Some viewers are less enthusiastic. “Every day, I’m told that I’m blaspheming or that I’m a heretic or that I’m violating the Bible,” Jenkins said. But the show’s success suggests that there’s a market for faith-based content that takes creative liberties while maintaining a reverence for scripture. Christianity’s foundational claims naturally center on Jesus: Was he just a singularly wise man or the son of God? What did he accomplish by dying on the cross? Did he actually rise from the dead? Christians who take a literal view of the Bible’s events surely appreciate that The Chosen aligns with their beliefs on these questions. The Chosen does not offer natural explanations for Christ’s miracles, present him as a misunderstood martyr, or imply that he was gay or married. Although the show is still seasons away from the crucifixion, Jesus is already hinting that he is on Earth for a greater purpose—an allusion to his future death as a sacrifice for human sin. As long as Jenkins maintains orthodoxy on key points such as these, the show’s fan base seems likely to give him leeway to color around the margins of his Bible.
The Chosen, whose first season aired in 2019, is now raising money for its third season of a planned seven. Its popularity with a preexisting Christian audience is assured. But it hasn’t appeared to connect with many of the nonreligious. A tension between outreach and insularity has long persisted within the faith-based entertainment industry. Typically, biblical stories don’t permeate the secular mainstream without a star such as Charlton Heston or Mel Gibson attached, and modern American culture has never been less Christian than it is now. Yet Christian musical artists of all genres have been selling out arenas for decades, including Amy Grant, Lecrae, and NEEDTOBREATHE. Theaters see a steady flow of Christian films both confrontational (God’s Not Dead) and inspirational (Heaven Is for Real). Left Behind, the rapture-themed book series co-created by Jenkins’s father, Jerry, sold more than 80 million copies. The religious-media ecosystem encompasses cartoons, video games, and talk shows. Historically, it is also largely self-contained. “There was a creation of an entire subculture that produced its own versions of things and its own stations, and really was talking to itself,” says Michael Wear, who ran faith outreach for President Barack Obama’s reelection campaign and worked as a consultant for TV projects such as The Bible. “And now I think this next generation of Christian communicators [is] trying to break out of that.”

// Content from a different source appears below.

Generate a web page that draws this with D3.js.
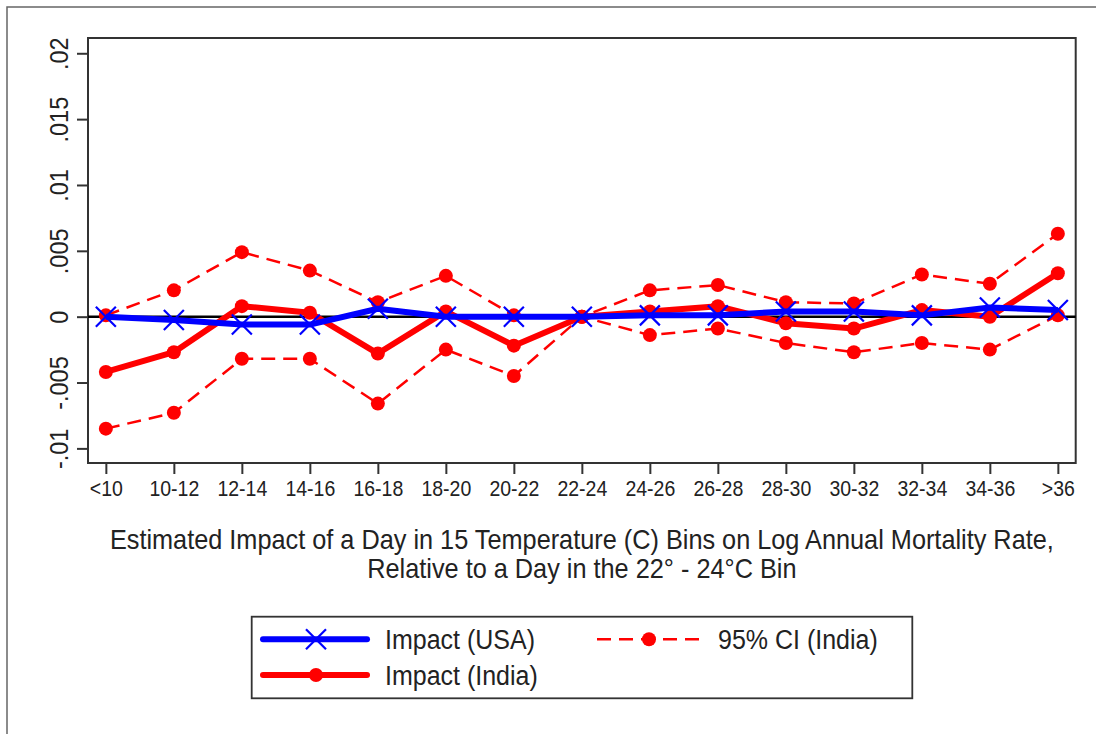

Jenkins doesn’t seem that concerned about whether non-Christians see his series. Besides Season 1 of The Chosen getting added to Peacock this spring, the show already streams on YouTube and Facebook, making it more and more accessible for the nonreligious. But the slew of faith-based cable networks that have begun syndicating the show within the past year—BYUtv, the Trinity Broadcasting Network, UPtv—more accurately reflect its promotional efforts. Jenkins acknowledges that most of the feedback he gets is from the Christians whom the show is heavily marketed to, and specialized trailers are designed to appeal to various denominations. His focus remains making episodes for his dedicated patrons, who are in some cases literally invested, thanks to the equity-crowdfunding provision of the JOBS Act, which allows financial backers to own a stake in the projects they support. The Chosen could pursue a production deal with Netflix, where executives are hungry for target-marketed programming and offer creative freedom, Wear says. Or it could follow the established web-series-to-legacy-cable path of shows such as Broad City and High Maintenance, says Craig Detweiler, the president of the Wedgwood Circle. Yet Jenkins’s hesitation to do this so far is easy to understand: The financial and creative autonomy of a self-funded hit, where all your production costs are paid for up front, is tremendous.

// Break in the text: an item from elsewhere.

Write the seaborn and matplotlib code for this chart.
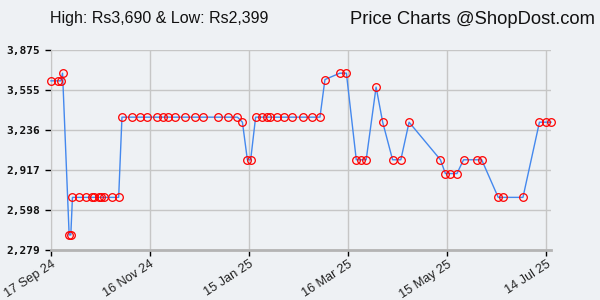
import pandas as pd
import matplotlib
matplotlib.use("Agg")
import matplotlib.pyplot as plt
import seaborn as sns

# price history
dates = ["2024-09-17", "2024-09-21", "2024-09-23", "2024-09-24", "2024-09-28", "2024-09-29",
         "2024-09-30", "2024-10-04", "2024-10-08", "2024-10-12", "2024-10-13", "2024-10-16",
         "2024-10-17", "2024-10-19", "2024-10-24", "2024-10-28",
         "2024-10-30", "2024-11-05", "2024-11-10", "2024-11-14", "2024-11-20", "2024-11-24",
         "2024-11-27", "2024-12-01", "2024-12-07", "2024-12-13", "2024-12-18", "2024-12-27",
         "2025-01-02", "2025-01-08", "2025-01-11", "2025-01-14", "2025-01-16",
         "2025-01-19", "2025-01-23", "2025-01-26", "2025-01-28", "2025-02-01", "2025-02-05",
         "2025-02-10", "2025-02-17", "2025-02-22", "2025-02-27", "2025-03-02",
         "2025-03-11", "2025-03-15", "2025-03-21", "2025-03-24", "2025-03-27", "2025-04-02",
         "2025-04-06", "2025-04-12", "2025-04-17", "2025-04-22", "2025-05-11",
         "2025-05-14", "2025-05-17", "2025-05-21", "2025-05-25", "2025-06-02", "2025-06-05",
         "2025-06-15", "2025-06-18", "2025-06-30", "2025-07-10", "2025-07-14", "2025-07-17"]
prices = [3629, 3629, 3629, 3690, 2399, 2399,
          2699, 2699, 2699, 2699, 2699, 2699,
          2699, 2699, 2699, 2699,
          3339, 3339, 3339, 3339, 3339, 3339,
          3339, 3339, 3339, 3339, 3339, 3339,
          3339, 3339, 3299, 2999, 2999,
          3339, 3339, 3339, 3339, 3339, 3339,
          3339, 3339, 3339, 3339, 3639,
          3690, 3690, 2999, 2999, 2999, 3579,
          3299, 2999, 2999, 3299, 2999,
          2889, 2889, 2889, 2999, 2999, 2999,
          2699, 2699, 2699, 3299, 3299, 3299]

x_ticks = ["2024-09-17", "2024-11-16", "2025-01-15", "2025-03-16", "2025-05-15", "2025-07-14"]
x_tick_labels = ["17 Sep 24", "16 Nov 24", "15 Jan 25", "16 Mar 25", "15 May 25", "14 Jul 25"]
y_ticks = [2279, 2598, 2917, 3236, 3555, 3875]
y_tick_labels = ["2,279", "2,598", "2,917", "3,236", "3,555", "3,875"]

df = pd.DataFrame({"date": pd.to_datetime(dates), "price": prices})

bg = "#eef1f4"
fig = plt.figure(figsize=(6, 3), dpi=100, facecolor=bg)
ax = fig.add_axes([51 / 600, 50 / 300, 500 / 600, 200 / 300])
ax.set_facecolor(bg)

sns.lineplot(data=df, x="date", y="price", ax=ax, sort=False, color="#4488ee", lw=1,
             marker="o", ms=5.5, mfc="none", mec="red", mew=0.9, clip_on=False, zorder=3)

ax.set_xlim(df["date"].min(), df["date"].max())
ax.set_ylim(y_ticks[0], y_ticks[-1])
ax.set_xticks(pd.to_datetime(x_ticks))
ax.set_xticklabels(x_tick_labels, rotation=33, ha="right", rotation_mode="anchor",
                   family="Liberation Sans", fontsize=9.2, color="#222222")
ax.set_yticks(y_ticks)
ax.set_yticklabels(y_tick_labels, family="DejaVu Sans Mono", fontweight="bold",
                   fontsize=8, color="#111111")
ax.set_xlabel("")
ax.set_ylabel("")

ax.grid(True, color="#c6c6c6", lw=1, zorder=0)
ax.set_axisbelow(True)
ax.tick_params(axis="y", length=4, width=1, color="black", pad=4)
ax.tick_params(axis="x", length=4, width=1, color="black", pad=2)
for side in ["top", "right"]:
    ax.spines[side].set_visible(False)
ax.spines["left"].set_color("#c6c6c6")
ax.spines["bottom"].set_color("#b4b4b4")
ax.spines["bottom"].set_linewidth(2)

high = max(prices)
low = min(prices)
fig.text(50 / 600, 1 - 19 / 300, f"High: Rs{high:,} & Low: Rs{low:,}", va="center",
         family="Liberation Sans", fontsize=11.5, color="#111111")
fig.text(595 / 600, 1 - 19 / 300, "Price Charts @ShopDost.com", va="center", ha="right",
         family="Liberation Sans", fontsize=13.2, color="#111111")

fig.savefig("out.png", dpi=100, facecolor=bg)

Jenkins can live outside the traditional media landscape by exclusively serving his existing fans—just like the writers and live-streamers on platforms such as Substack and Patreon do. Berry, from the Wedgwood Circle, points out that The Wingfeather Saga, a series of youth fantasy novels by the Christian musician Andrew Peterson, is now being adapted into a cartoon TV series after a $5 million equity-crowdfunding drive through The Chosen’s production company, Angel Studios. As much as he’s eager to see whether The Chosen can cross over to secular viewers, he’s equally if not more curious about whether its crowdfunded success can be repeated by other faith-based programs.
What’s happened with The Chosen represents what Mark Sayers, the senior leader of Red Church in Melbourne and a co-host of the Christian podcast This Cultural Moment, says is a shift toward a more “networked culture.” Today, a show doesn’t have to reach Breaking Bad levels of ubiquity to make an impact; it simply has to reach specific communities through personal connections. The Chosen will expand its footprint not by reaching secular audiences, but by finding Christians in every city with reliable internet. “People in Australia are watching,” Sayers says. “There’s huge Christian markets who speak English in places like Nigeria and beyond.”
This might sound counterintuitive: Evangelicalism is theoretically premised on spreading the “good news” about Jesus to as many nonbelievers as possible. Sayers thinks that The Chosen could be effective for starting spiritual conversations with skeptical friends, and I’m sure that some Christians have used the show that way. Still, for the most part, the series seems to be finding its fans among the converted. A secular audience might not have heard of The Chosen, simply because it was never who the show was trying to speak to. If The Chosen represents the next phase of Christian television, that future might include crisp production and nuanced storytelling. But it also seems familiarly destined to remain lodged within one of popular media’s oldest echo chambers.